### PROBLEM TO WORK ON
Among the entries below, copy only the span from the line containing "What seaborn and" through the line containing "import seaborn as sns". Do so exactly, and skip the pictures.

### RECORDS TO PROCESS
[start]

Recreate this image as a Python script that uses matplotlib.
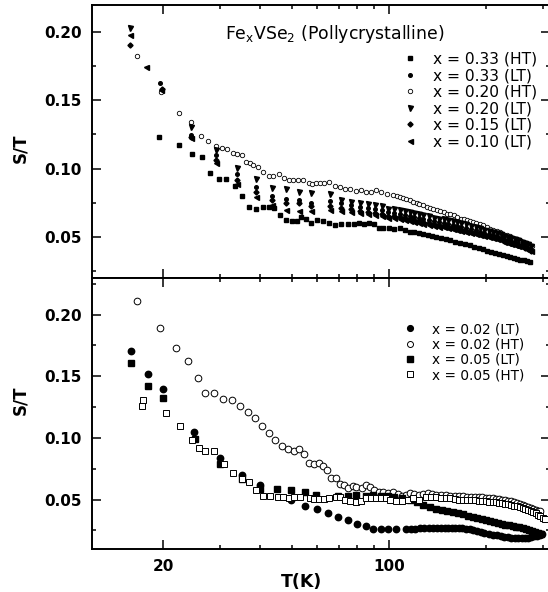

[end]
[start]

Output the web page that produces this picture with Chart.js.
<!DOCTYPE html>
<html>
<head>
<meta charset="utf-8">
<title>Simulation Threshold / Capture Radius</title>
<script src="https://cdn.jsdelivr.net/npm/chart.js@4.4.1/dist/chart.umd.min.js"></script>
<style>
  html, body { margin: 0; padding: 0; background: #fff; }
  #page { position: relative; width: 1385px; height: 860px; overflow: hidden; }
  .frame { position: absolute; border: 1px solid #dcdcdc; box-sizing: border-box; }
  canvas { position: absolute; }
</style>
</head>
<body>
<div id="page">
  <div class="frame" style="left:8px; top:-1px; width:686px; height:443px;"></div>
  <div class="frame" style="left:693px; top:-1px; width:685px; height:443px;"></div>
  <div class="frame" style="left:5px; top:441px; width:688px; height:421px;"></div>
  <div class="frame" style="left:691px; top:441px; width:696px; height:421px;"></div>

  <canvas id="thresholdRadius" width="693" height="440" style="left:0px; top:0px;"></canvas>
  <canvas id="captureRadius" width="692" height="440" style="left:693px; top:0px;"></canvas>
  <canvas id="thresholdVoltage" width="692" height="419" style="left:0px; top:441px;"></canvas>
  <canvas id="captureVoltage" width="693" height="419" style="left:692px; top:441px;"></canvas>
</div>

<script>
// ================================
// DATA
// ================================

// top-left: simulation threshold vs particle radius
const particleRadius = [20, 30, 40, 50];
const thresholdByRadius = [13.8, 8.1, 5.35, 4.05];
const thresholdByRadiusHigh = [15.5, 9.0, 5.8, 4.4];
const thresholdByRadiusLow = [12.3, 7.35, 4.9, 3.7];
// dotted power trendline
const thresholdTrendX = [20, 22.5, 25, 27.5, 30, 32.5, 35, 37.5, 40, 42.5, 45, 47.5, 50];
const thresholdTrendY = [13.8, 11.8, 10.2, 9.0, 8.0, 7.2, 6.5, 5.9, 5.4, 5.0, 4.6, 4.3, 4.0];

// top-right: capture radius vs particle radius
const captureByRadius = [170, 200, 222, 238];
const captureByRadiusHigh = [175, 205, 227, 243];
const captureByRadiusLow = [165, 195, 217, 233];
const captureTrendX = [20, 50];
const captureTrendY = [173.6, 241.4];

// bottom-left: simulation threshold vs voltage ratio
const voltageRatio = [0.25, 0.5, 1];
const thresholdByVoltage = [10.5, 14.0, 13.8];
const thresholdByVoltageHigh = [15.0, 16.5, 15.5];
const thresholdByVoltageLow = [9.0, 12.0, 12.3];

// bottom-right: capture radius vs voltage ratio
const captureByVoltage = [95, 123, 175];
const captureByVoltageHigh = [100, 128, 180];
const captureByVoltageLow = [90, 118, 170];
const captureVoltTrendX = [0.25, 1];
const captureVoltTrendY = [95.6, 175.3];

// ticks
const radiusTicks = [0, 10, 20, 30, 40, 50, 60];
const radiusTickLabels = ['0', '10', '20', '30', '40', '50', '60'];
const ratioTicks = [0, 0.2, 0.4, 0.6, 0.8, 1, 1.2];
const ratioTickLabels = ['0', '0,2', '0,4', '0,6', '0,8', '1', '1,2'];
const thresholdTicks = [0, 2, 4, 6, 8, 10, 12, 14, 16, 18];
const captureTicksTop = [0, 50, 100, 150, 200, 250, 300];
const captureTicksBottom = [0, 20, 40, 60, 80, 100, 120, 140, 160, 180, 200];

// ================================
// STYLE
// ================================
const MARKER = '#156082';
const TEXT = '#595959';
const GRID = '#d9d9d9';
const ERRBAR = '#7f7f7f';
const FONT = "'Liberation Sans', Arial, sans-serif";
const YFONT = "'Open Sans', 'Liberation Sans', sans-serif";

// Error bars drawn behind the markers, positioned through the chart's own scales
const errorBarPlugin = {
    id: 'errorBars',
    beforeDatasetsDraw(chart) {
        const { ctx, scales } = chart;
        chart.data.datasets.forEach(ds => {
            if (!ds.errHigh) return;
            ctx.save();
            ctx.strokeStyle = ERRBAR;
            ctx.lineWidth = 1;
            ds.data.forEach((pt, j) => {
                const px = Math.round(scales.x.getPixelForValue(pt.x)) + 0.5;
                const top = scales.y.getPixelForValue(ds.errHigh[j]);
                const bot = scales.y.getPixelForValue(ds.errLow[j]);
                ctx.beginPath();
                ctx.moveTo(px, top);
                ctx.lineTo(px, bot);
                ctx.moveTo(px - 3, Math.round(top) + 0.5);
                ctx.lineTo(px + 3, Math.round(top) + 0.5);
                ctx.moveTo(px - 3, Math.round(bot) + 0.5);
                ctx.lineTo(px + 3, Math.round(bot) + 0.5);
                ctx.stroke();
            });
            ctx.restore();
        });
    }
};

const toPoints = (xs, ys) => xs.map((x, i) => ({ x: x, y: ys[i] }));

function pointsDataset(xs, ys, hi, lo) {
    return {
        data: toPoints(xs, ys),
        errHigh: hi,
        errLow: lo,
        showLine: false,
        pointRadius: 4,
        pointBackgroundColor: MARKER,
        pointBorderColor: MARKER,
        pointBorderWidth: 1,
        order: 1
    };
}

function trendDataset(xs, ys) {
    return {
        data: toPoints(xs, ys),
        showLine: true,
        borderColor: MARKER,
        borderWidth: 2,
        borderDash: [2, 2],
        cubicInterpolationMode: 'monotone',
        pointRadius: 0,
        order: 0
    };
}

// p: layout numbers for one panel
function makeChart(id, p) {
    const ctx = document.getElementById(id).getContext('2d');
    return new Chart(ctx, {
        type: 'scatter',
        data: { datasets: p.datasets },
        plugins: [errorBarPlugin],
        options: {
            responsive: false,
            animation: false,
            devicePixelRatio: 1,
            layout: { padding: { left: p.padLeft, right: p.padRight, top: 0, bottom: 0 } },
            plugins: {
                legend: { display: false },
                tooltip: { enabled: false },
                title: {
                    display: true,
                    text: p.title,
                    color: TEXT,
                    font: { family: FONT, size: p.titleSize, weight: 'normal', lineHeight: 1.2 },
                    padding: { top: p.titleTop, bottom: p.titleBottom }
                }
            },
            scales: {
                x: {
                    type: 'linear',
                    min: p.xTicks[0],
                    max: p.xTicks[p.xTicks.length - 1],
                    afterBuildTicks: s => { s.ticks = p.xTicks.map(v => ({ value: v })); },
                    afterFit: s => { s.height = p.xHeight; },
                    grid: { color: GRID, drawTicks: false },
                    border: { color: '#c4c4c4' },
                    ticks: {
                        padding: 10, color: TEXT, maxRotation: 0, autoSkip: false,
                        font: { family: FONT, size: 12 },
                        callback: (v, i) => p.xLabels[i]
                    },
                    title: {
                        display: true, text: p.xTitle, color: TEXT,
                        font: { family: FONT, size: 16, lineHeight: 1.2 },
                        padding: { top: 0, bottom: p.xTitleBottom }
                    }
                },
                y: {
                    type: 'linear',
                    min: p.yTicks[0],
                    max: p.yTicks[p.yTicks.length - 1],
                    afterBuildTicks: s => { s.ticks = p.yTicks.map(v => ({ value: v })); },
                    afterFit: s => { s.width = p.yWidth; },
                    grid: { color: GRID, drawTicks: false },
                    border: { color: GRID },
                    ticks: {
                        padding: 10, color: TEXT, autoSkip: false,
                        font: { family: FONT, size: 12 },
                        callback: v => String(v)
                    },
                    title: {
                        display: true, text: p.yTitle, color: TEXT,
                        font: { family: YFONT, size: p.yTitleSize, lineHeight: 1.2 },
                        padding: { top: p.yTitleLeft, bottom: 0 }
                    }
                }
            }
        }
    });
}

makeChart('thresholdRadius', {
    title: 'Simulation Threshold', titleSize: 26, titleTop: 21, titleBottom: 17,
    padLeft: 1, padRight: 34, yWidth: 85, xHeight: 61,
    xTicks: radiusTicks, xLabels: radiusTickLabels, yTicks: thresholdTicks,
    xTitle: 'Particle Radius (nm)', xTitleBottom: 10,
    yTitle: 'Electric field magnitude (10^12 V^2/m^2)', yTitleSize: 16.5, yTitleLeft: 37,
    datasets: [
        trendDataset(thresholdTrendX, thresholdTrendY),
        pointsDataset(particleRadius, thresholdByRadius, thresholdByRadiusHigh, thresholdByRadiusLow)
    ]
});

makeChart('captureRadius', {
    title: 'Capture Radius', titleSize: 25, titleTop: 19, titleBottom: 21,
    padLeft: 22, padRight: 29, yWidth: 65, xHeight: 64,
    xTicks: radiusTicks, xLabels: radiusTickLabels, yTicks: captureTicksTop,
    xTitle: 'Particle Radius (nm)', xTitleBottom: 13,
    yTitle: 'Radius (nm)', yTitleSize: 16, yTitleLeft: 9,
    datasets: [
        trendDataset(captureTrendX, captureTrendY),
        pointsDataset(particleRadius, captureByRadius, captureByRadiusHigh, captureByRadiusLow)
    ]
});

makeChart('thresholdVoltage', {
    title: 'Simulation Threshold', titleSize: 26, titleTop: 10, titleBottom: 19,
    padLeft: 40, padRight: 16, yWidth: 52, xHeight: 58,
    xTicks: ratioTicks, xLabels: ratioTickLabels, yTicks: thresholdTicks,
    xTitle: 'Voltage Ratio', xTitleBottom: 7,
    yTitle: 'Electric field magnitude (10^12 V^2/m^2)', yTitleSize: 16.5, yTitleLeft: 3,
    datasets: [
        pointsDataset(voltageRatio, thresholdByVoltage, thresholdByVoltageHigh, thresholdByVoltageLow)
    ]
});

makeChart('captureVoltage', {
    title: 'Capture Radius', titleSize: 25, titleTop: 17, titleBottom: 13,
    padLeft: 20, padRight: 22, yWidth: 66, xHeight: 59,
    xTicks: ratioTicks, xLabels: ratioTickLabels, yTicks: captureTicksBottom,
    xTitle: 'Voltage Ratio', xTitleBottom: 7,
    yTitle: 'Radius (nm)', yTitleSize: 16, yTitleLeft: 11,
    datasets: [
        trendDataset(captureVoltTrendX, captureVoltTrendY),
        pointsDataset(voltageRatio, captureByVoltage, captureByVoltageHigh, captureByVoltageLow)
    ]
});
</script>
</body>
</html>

[end]
[start]

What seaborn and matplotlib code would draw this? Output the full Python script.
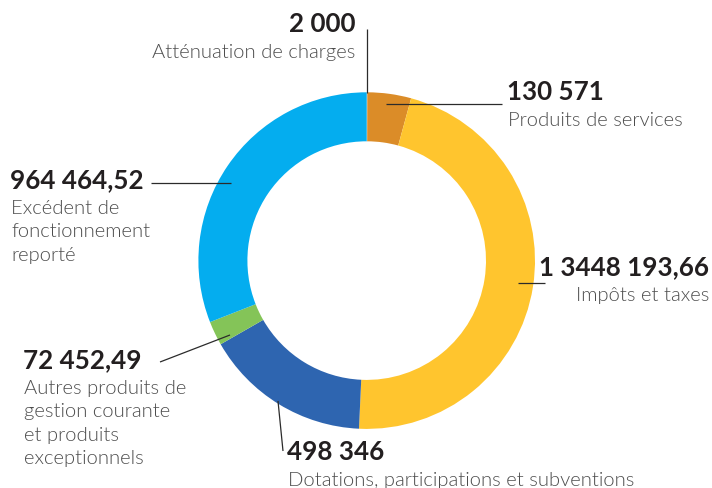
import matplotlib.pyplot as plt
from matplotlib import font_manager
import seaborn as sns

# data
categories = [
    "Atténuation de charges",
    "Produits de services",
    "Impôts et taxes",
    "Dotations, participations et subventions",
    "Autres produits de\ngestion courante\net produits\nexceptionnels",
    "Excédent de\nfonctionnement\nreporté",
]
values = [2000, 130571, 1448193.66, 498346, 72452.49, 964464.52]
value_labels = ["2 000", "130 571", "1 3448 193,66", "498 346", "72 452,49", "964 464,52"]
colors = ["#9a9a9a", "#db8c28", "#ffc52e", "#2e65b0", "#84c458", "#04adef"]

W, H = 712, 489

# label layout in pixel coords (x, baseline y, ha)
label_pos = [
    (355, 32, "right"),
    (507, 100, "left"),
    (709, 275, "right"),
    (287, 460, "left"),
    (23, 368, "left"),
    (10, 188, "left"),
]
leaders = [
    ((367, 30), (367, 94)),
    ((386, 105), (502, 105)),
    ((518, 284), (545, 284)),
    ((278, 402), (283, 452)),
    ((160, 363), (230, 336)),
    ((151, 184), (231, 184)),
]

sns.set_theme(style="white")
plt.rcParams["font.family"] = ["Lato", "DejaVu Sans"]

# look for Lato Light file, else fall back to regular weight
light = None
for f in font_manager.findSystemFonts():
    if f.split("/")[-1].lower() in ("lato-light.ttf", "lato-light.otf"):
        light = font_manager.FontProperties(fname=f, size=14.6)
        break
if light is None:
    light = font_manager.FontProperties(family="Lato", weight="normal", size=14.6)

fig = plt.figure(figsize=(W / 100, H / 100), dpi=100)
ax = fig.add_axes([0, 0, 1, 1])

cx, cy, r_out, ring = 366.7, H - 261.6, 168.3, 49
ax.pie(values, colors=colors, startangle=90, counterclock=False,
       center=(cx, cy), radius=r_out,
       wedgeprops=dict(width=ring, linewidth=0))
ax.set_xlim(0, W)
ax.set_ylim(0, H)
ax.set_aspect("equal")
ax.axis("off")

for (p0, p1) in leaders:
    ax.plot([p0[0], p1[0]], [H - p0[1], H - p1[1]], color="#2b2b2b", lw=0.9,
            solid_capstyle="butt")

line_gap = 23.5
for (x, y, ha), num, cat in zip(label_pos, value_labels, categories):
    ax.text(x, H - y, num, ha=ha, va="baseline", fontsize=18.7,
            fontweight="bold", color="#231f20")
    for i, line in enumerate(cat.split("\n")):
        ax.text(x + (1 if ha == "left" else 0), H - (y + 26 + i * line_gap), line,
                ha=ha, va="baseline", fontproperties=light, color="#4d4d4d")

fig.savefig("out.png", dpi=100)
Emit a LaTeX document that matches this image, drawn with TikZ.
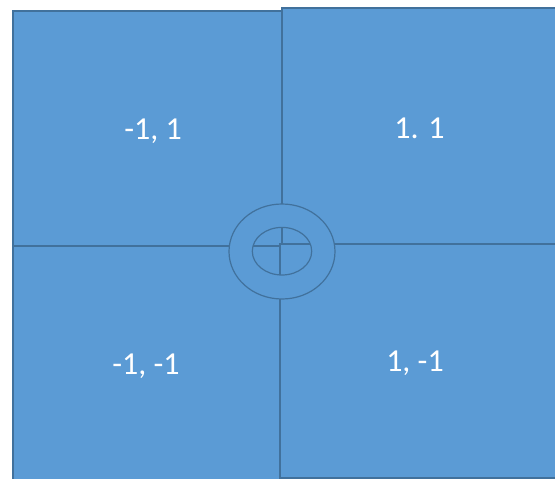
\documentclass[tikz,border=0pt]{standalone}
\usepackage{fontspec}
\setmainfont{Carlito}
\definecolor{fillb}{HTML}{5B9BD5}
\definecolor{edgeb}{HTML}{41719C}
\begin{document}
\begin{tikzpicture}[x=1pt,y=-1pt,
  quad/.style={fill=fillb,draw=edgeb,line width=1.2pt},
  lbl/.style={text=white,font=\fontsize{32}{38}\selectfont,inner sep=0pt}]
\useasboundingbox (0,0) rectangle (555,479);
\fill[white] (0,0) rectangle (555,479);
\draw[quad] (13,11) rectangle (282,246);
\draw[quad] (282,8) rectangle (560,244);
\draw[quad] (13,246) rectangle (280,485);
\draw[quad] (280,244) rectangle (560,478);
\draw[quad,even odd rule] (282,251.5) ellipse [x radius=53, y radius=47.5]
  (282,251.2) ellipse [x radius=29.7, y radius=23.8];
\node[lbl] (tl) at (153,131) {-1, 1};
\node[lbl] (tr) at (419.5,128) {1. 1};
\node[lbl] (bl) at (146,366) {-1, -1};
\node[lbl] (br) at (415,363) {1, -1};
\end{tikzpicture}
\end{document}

[end]

### FINISHED EXERCISE
What seaborn and matplotlib code would draw this? Output the full Python script.
import matplotlib.pyplot as plt
from matplotlib import font_manager
import seaborn as sns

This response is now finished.